#### Given data ####

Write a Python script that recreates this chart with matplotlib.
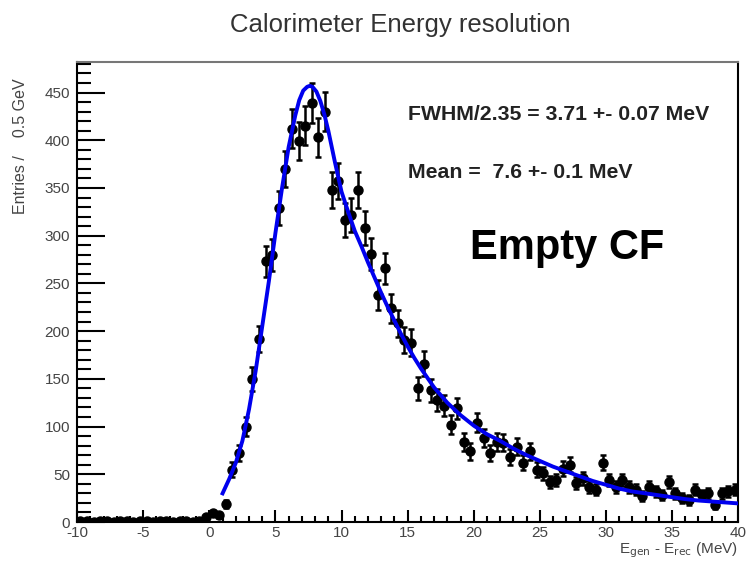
import numpy as np
import matplotlib.pyplot as plt
from matplotlib.ticker import MultipleLocator

plt.rcParams['font.family'] = ['Liberation Sans', 'DejaVu Sans']
plt.rcParams['axes.unicode_minus'] = False

# histogram bin centres (0.5 MeV bins) and entries
bin_centers = np.arange(-9.75, 40.0, 0.5)
entries = [
    1, 1, 0, 1, 1, 0, 1, 1, 0, 1,
    1, 0, 1, 1, 0, 1, 1, 0, 1, 5,
    9, 7, 19, 55, 72, 100, 150, 192, 273, 280,
    329, 370, 412, 399, 415, 439, 403, 430, 348, 357,
    316, 322, 348, 308, 281, 238, 266, 224, 208, 191,
    188, 140, 166, 138, 128, 122, 102, 119, 84, 74,
    104, 88, 72, 84, 83, 68, 79, 62, 74, 55,
    51, 42, 44, 56, 60, 41, 46, 37, 34, 62,
    44, 37, 44, 37, 34, 27, 37, 32, 28, 42,
    30, 25, 23, 34, 28, 30, 18, 30, 32, 34,
]
errors = np.sqrt(np.array(entries, dtype=float))

# fit curve
fit_x = [1.0, 1.5, 2.0, 2.5, 3.0, 3.5, 4.0, 4.5, 5.0, 5.5, 6.0, 6.5, 6.8, 7.1,
         7.4, 7.6, 7.8, 8.1, 8.4, 8.7, 9.0, 9.5, 10.0, 10.5, 11.0, 11.5, 12.0,
         12.5, 13.0, 13.5, 14.0, 14.5, 15.0, 15.5, 16.0, 16.5, 17.0, 17.5, 18.0,
         19.0, 20.0, 21.0, 22.0, 23.0, 24.0, 25.0, 26.0, 27.0, 28.0, 29.0,
         30.0, 31.0, 32.0, 33.0, 34.0, 35.0, 36.0, 37.0, 38.0, 39.0, 40.0]
fit_y = [30, 45, 62, 85, 118, 158, 205, 252, 303, 350, 393, 426, 442, 452,
         456, 457, 456, 451, 441, 427, 410, 377, 346, 325, 305, 289, 272,
         256, 240, 225, 211, 197, 184, 172, 161, 151, 141, 133, 125,
         112, 101, 92, 85, 77, 70, 64, 58, 53, 48, 43,
         39, 35, 32, 30, 28, 26, 24, 22.5, 21.5, 20.5, 19.5]

fig = plt.figure(figsize=(7.49, 5.61), dpi=100)
ax = fig.add_axes([0.103, 0.0695, 0.8825, 0.82])

ax.errorbar(bin_centers, entries, yerr=errors, fmt='o', color='black',
            markersize=6.5, elinewidth=1.8, capsize=2.5, capthick=1.8, zorder=2)
ax.plot(fit_x, fit_y, color='#0000ee', lw=2.8, zorder=3)

ax.set_xlim(-10, 40)
ax.set_ylim(0, 482)
ax.xaxis.set_major_locator(MultipleLocator(5))
ax.xaxis.set_minor_locator(MultipleLocator(1))
ax.yaxis.set_major_locator(MultipleLocator(50))
ax.yaxis.set_minor_locator(MultipleLocator(10))
ax.tick_params(axis='x', which='major', direction='in', length=9, width=1.5,
               labelsize=11, labelcolor='#444444', pad=3)
ax.tick_params(axis='x', which='minor', direction='in', length=4.5, width=1.5)
ax.tick_params(axis='y', which='major', direction='in', length=20, width=1.5,
               labelsize=11, labelcolor='#444444', pad=5)
ax.tick_params(axis='y', which='minor', direction='in', length=10, width=1.5)
for s in ax.spines.values():
    s.set_linewidth(1.5)
ax.spines['top'].set_color('#777777')

fig.text(0.534, 0.955, 'Calorimeter Energy resolution', ha='center', va='center',
         fontsize=18.5, color='#333333')
fig.text(0.027, 0.86, 'Entries /    0.5 GeV', rotation=90, ha='center', va='top',
         fontsize=11.5, color='#444444')
fig.text(0.985, 0.002, r'E$_{\mathrm{gen}}$ - E$_{\mathrm{rec}}$ (MeV)', ha='right',
         va='bottom', fontsize=11, color='#444444')

ax.text(0.50, 0.885, 'FWHM/2.35 = 3.71 +- 0.07 MeV', transform=ax.transAxes,
        fontsize=15.3, fontweight='bold', color='#222222', va='center')
ax.text(0.50, 0.76, 'Mean =  7.6 +- 0.1 MeV', transform=ax.transAxes,
        fontsize=15.3, fontweight='bold', color='#222222', va='center')
ax.text(0.595, 0.595, 'Empty CF', transform=ax.transAxes,
        fontsize=30, fontweight='bold', color='black', va='center')

fig.savefig('out.png', dpi=100)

####

● What the task asks: Repeat only the lines from the beginning of the material through the line containing "plt.rcParams['axes.unicode_minus'] = False", both ends kept, leaving pictures out.

● Task response:
Write a Python script that recreates this chart with matplotlib.
import numpy as np
import matplotlib.pyplot as plt
from matplotlib.ticker import MultipleLocator

plt.rcParams['font.family'] = ['Liberation Sans', 'DejaVu Sans']
plt.rcParams['axes.unicode_minus'] = False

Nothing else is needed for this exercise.